Einde inhoudsopgave
Wet langdurige zorg
Artikel 10.4.1 [Toezicht op naleving]
Geldend
Geldend van 01-08-2018 tot 01-01-2025
- Bronpublicatie:
21-03-2018, Stb. 2018, 94 (uitgifte: 05-04-2018, kamerstukken: 34797)
- Inwerkingtreding
01-08-2018
- Bronpublicatie inwerkingtreding:
04-07-2018, Stb. 2018, 224 (uitgifte: 20-07-2018, kamerstukken/regelingnummer: -)
- Overige regelgevende instantie(s)
Ministerie van Binnenlandse Zaken en Koninkrijksrelaties
- Vakgebied(en)
Maatschappelijke ondersteuning / Algemeen
Sociale zekerheid algemeen / Algemeen
Sociale zekerheid ziektekosten / Zorgverzekering
Sociale zekerheid ziektekosten / Bijzondere ziektekosten
Gezondheidsrecht / Zorg en ziektekosten
1.
De ambtenaren van de Inspectie gezondheidszorg en jeugd zijn belast met het toezicht op de naleving door zorgaanbieders van de verplichtingen die voor hen uit het bepaalde bij of krachtens hoofdstuk 8 voortvloeien.
2.
De in het eerste lid bedoelde ambtenaren zijn, voor zover dat voor de vervulling van hun taak noodzakelijk is, bevoegd tot inzage van de dossiers van verzekerden.
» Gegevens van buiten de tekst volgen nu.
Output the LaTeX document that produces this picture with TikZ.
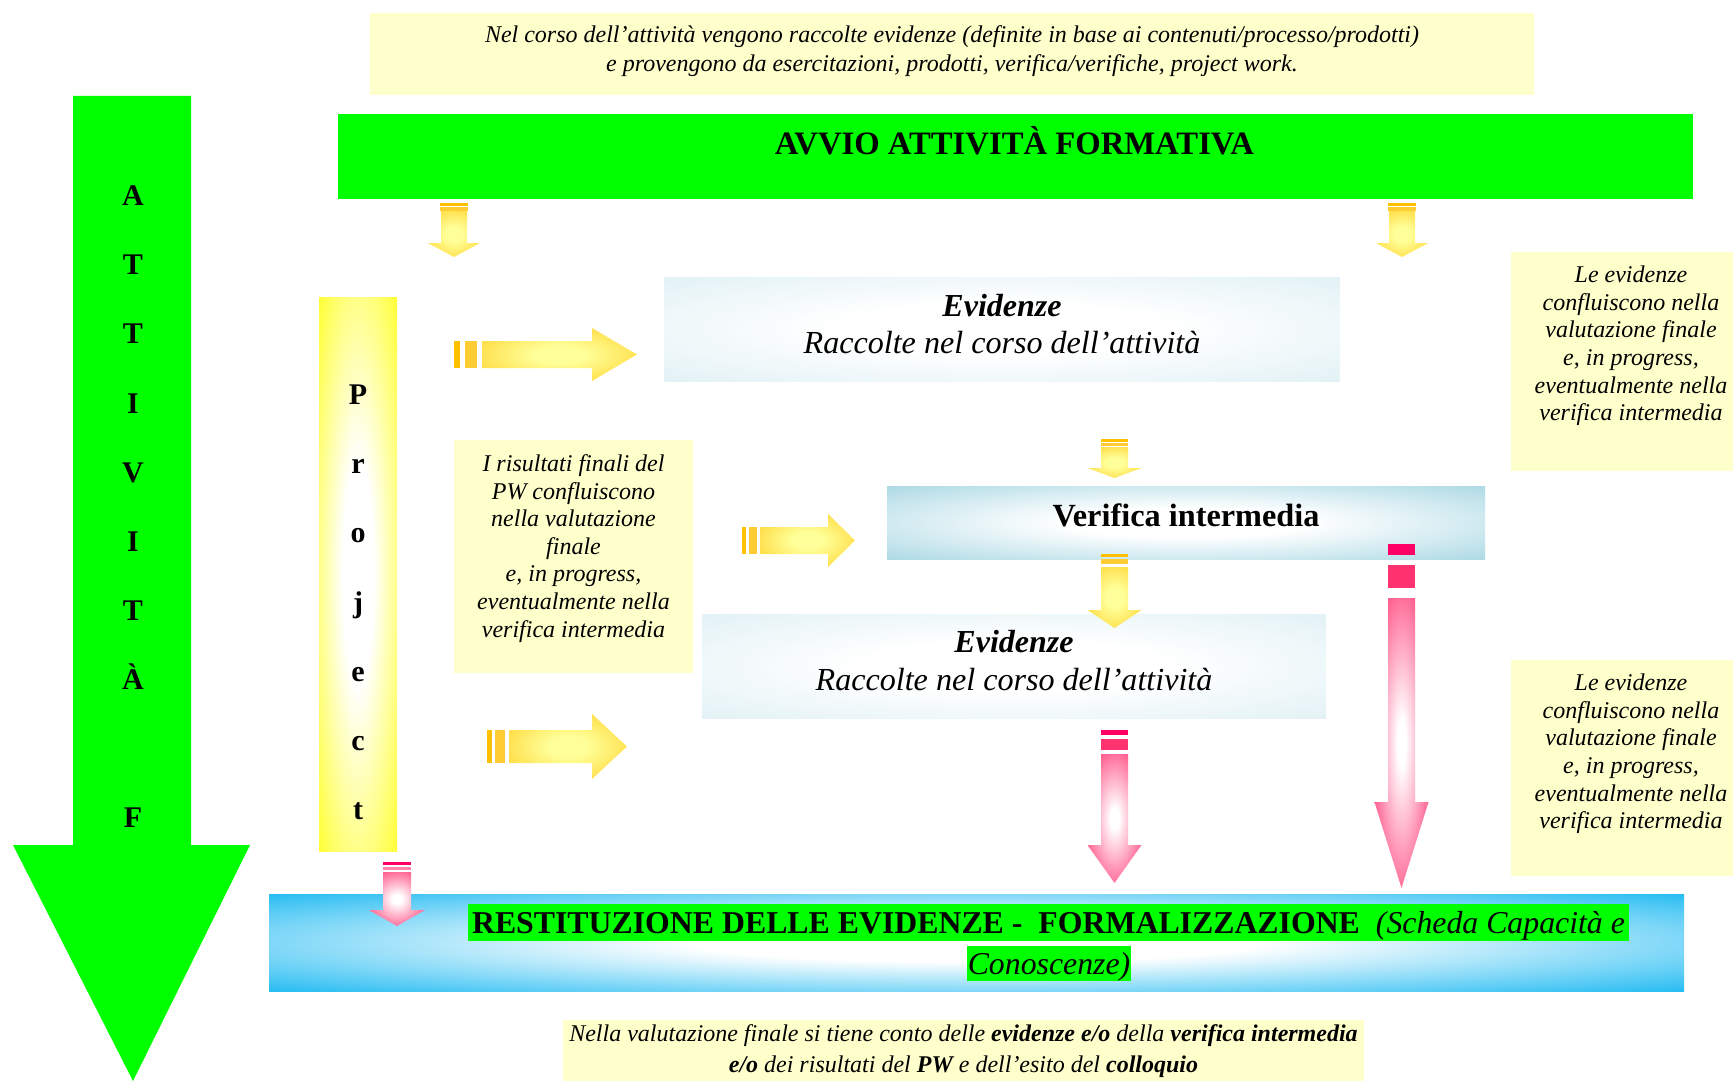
\documentclass[tikz,border=0pt]{standalone}
\usepackage{fontspec}
\setmainfont{Liberation Serif}
\definecolor{noteyellow}{HTML}{FFFFCC}
\definecolor{brightgreen}{HTML}{00FF00}
\definecolor{evblue}{HTML}{DAEEF3}
\definecolor{verblue}{HTML}{92CDDC}
\definecolor{barblue}{HTML}{00B0F0}
\definecolor{gold}{HTML}{FFC000}
\definecolor{goldlight}{HTML}{FFCC33}
\definecolor{paleyellow}{HTML}{FFFF99}
\definecolor{projyellow}{HTML}{FFFF00}
\definecolor{pinkarrow}{HTML}{FF3370}
\definecolor{hotpink}{HTML}{FF0066}
\pgfdeclareradialshading{evshade}{\pgfpointorigin}{color(0bp)=(white); color(12bp)=(white); color(42bp)=(evblue); color(72bp)=(evblue)}
\pgfdeclareradialshading{vershade}{\pgfpointorigin}{color(0bp)=(white); color(10bp)=(white); color(44bp)=(verblue); color(72bp)=(verblue)}
\pgfdeclareradialshading{barshade}{\pgfpointorigin}{color(0bp)=(white); color(10bp)=(white); color(40bp)=(barblue); color(72bp)=(barblue)}
\pgfdeclareradialshading{projshade}{\pgfpointorigin}{color(0bp)=(white); color(10bp)=(white); color(42bp)=(projyellow); color(72bp)=(projyellow)}
\pgfdeclareradialshading{yelshade}{\pgfpointorigin}{color(0bp)=(paleyellow); color(8bp)=(paleyellow); color(46bp)=(gold); color(72bp)=(gold)}
\pgfdeclareradialshading{pinkshade}{\pgfpointorigin}{color(0bp)=(white); color(4bp)=(white); color(34bp)=(pinkarrow); color(72bp)=(pinkarrow)}
\newcommand{\fsz}[2]{\fontsize{#1}{#2}\selectfont}
% down block arrow: #1 shading, #2 x, #3 shaft top, #4 head top, #5 tip, #6 shaft half width
\newcommand{\dnarrow}[6]{%
  \shade[shading=#1] ({#2-#6},#3) -- ({#2+#6},#3) -- ({#2+#6},#4) -- ({#2+2*#6},#4) -- (#2,#5) -- ({#2-2*#6},#4) -- ({#2-#6},#4) -- cycle;}
% right block arrow: #1 shading, #2 y, #3 shaft left, #4 head left, #5 tip, #6 shaft half, #7 head half
\newcommand{\rtarrow}[7]{%
  \shade[shading=#1] (#3,{#2-#6}) -- (#4,{#2-#6}) -- (#4,{#2-#7}) -- (#5,#2) -- (#4,{#2+#7}) -- (#4,{#2+#6}) -- (#3,{#2+#6}) -- cycle;}
\begin{document}
\begin{tikzpicture}[x=1pt,y=-1pt,
  box/.style={inner sep=0pt, outer sep=0pt, anchor=north west, draw=none},
  notebox/.style={box, fill=noteyellow},
  notetext/.style={align=center, inner sep=0pt, font=\itshape\fsz{24}{27.6}},
  letter/.style={anchor=base, inner sep=0pt, font=\bfseries\fsz{30}{30}},
  ttl/.style={anchor=base, inner sep=0pt, font=\bfseries\fsz{32.3}{36}},
  sub/.style={anchor=base, inner sep=0pt, font=\itshape\fsz{32.1}{36}}]
\useasboundingbox (0,0) rectangle (1733,1081);

% top note
\node[notebox, minimum width=1164pt, minimum height=82pt] (topnote) at (370,13) {};
\node[notetext, font=\itshape\fsz{24}{28.7}] (topnotetext) at (952,51)
  {Nel corso dell'attività vengono raccolte evidenze (definite in base ai contenuti/processo/prodotti)\\e provengono da esercitazioni, prodotti, verifica/verifiche, project work.};

% banner
\node[box, fill=brightgreen, minimum width=1355pt, minimum height=85pt] (banner) at (338,114) {};
\node[ttl, font=\bfseries\fsz{32.7}{33}] (bannertext) at (1014.5,154) {AVVIO ATTIVITÀ FORMATIVA};

% big green arrow
\fill[brightgreen] (73,96) -- (191,96) -- (191,845) -- (250,845) -- (133,1081) -- (13,845) -- (73,845) -- cycle;
\foreach \l/\y [count=\i] in {A/205.5, T/274.7, T/343.9, I/413, V/482, I/551, T/620, À/689, F/827}
  \node[letter] (att\i) at (133,\y) {\l};

% project bar
\node[box, shade, shading=projshade, minimum width=78pt, minimum height=554pt] (project) at (319,297) {};
\foreach \l/\y [count=\i] in {P/404.5, r/473.7, o/542.9, j/612, e/681, c/750, t/819}
  \node[letter] (proj\i) at (358,\y) {\l};

% evidenze box 1
\node[box, shade, shading=evshade, minimum width=676pt, minimum height=104pt] (ev1) at (664,277) {};
\node[ttl, font=\bfseries\itshape\fsz{32}{36}] (ev1title) at (1002,316) {Evidenze};
\node[sub] (ev1sub) at (1002,353) {Raccolte nel corso dell'attività};

% verifica intermedia
\node[box, shade, shading=vershade, minimum width=598pt, minimum height=73pt] (ver) at (887,486) {};
\node[ttl] (vertext) at (1186,526) {Verifica intermedia};

% evidenze box 2
\node[box, shade, shading=evshade, minimum width=624pt, minimum height=104pt] (ev2) at (702,614) {};
\node[ttl, font=\bfseries\itshape\fsz{32}{36}] (ev2title) at (1014,652) {Evidenze};
\node[sub] (ev2sub) at (1014,690) {Raccolte nel corso dell'attività};

% notes
\node[notebox, minimum width=239pt, minimum height=233pt] (noteL) at (454,440) {};
\node[notetext] (noteLtext) at (573.5,548.5) {I risultati finali del\\PW confluiscono\\nella valutazione\\finale\\e, in progress,\\eventualmente nella\\verifica intermedia};
\node[notebox, minimum width=222pt, minimum height=219pt] (noteR1) at (1511,252) {};
\node[notetext] (noteR1text) at (1631,346) {Le evidenze\\confluiscono nella\\valutazione finale\\e, in progress,\\eventualmente nella\\verifica intermedia};
\node[notebox, minimum width=222pt, minimum height=216pt] (noteR2) at (1511,660) {};
\node[notetext] (noteR2text) at (1631,754) {Le evidenze\\confluiscono nella\\valutazione finale\\e, in progress,\\eventualmente nella\\verifica intermedia};

% restituzione bar
\node[box, shade, shading=barshade, minimum width=1415pt, minimum height=97pt] (bar) at (269,894) {};
\node[box, fill=brightgreen, minimum width=1161pt, minimum height=37pt] (hl1) at (468,904) {};
\node[box, fill=brightgreen, minimum width=164pt, minimum height=35pt] (hl2) at (967,946) {};
\node[ttl, font=\bfseries\fsz{31.8}{36}] (bartext1) at (1048.5,933) {RESTITUZIONE DELLE EVIDENZE - \ FORMALIZZAZIONE\ \ \textnormal{\itshape(Scheda Capacità e}};
\node[sub, font=\itshape\fsz{31.8}{36}] (bartext2) at (1049,974) {Conoscenze)};

% bottom note
\node[notebox, minimum width=801pt, minimum height=61pt] (botnote) at (563,1020) {};
\node[notetext, font=\itshape\fsz{24}{31}] (botnotetext) at (963.5,1051)
  {Nella valutazione finale si tiene conto delle \textbf{evidenze e/o} della \textbf{verifica intermedia}\\\textbf{e/o} dei risultati del \textbf{PW} e dell'esito del \textbf{colloquio}};

% yellow down arrows
\fill[gold] (440,203) rectangle (468,205.5);
\fill[goldlight] (440,206.5) rectangle (468,210.5);
\dnarrow{yelshade}{454}{211}{243}{257}{13}
\fill[gold] (1388,203) rectangle (1416,205.5);
\fill[goldlight] (1388,206.5) rectangle (1416,210.5);
\dnarrow{yelshade}{1402}{211}{243}{257}{13}
\fill[gold] (1101,439) rectangle (1128,441.5);
\fill[goldlight] (1101,442.5) rectangle (1128,446);
\dnarrow{yelshade}{1114.5}{447}{468}{478}{13.5}
\fill[gold] (1101,554) rectangle (1128,557);
\fill[goldlight] (1101,559) rectangle (1128,564);
\dnarrow{yelshade}{1114.5}{567}{610}{628}{13.5}

% yellow right arrows
\fill[gold] (454,341) rectangle (460,368);
\fill[goldlight] (465,341) rectangle (477,368);
\rtarrow{yelshade}{354.5}{482}{592}{637}{13.5}{26.5}
\fill[gold] (742,527) rectangle (746,554);
\fill[goldlight] (749,527) rectangle (757,554);
\rtarrow{yelshade}{540.5}{760}{828}{855}{13.5}{26.5}
\fill[gold] (487,730) rectangle (492,763);
\fill[goldlight] (495,730) rectangle (505,763);
\rtarrow{yelshade}{746.5}{509}{592}{627}{16.5}{32.5}

% pink down arrows
\fill[hotpink] (1101,730) rectangle (1128,735);
\fill[pinkarrow] (1101,739) rectangle (1128,750);
\dnarrow{pinkshade}{1114.5}{754}{845}{883}{13.5}
\fill[hotpink] (1388,544) rectangle (1415,555);
\fill[pinkarrow] (1388,565) rectangle (1415,588);
\dnarrow{pinkshade}{1401.5}{598}{802}{888}{13.5}
\fill[hotpink] (383,862) rectangle (411,865);
\fill[pinkarrow!60] (383,866.5) rectangle (411,870);
\dnarrow{pinkshade}{397}{872}{910}{926}{14}
\end{tikzpicture}
\end{document}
In afwijking van artikel 5:20, tweede lid, van de Algemene wet bestuursrecht, dienen ook zorgverleners die uit hoofde van hun beroep tot geheimhouding van de dossiers verplicht zijn, de ambtenaren, bedoeld in de eerste volzin, inzage te geven in de daar bedoelde dossiers. In dat geval zijn de betrokken ambtenaren verplicht tot geheimhouding van de dossiers.
3.
De in het eerste lid bedoelde ambtenaren zijn bevoegd het niet naleven door een zorgaanbieder van een verplichting die voor hem uit het bepaalde bij of krachtens hoofdstuk 8 voortvloeit, buiten behandeling te laten, tenzij sprake is van een situatie die voor de veiligheid van verzekerden of de zorg een ernstige bedreiging kan betekenen, of het belang van goede zorg anderszins daaraan redelijkerwijs in de weg staat.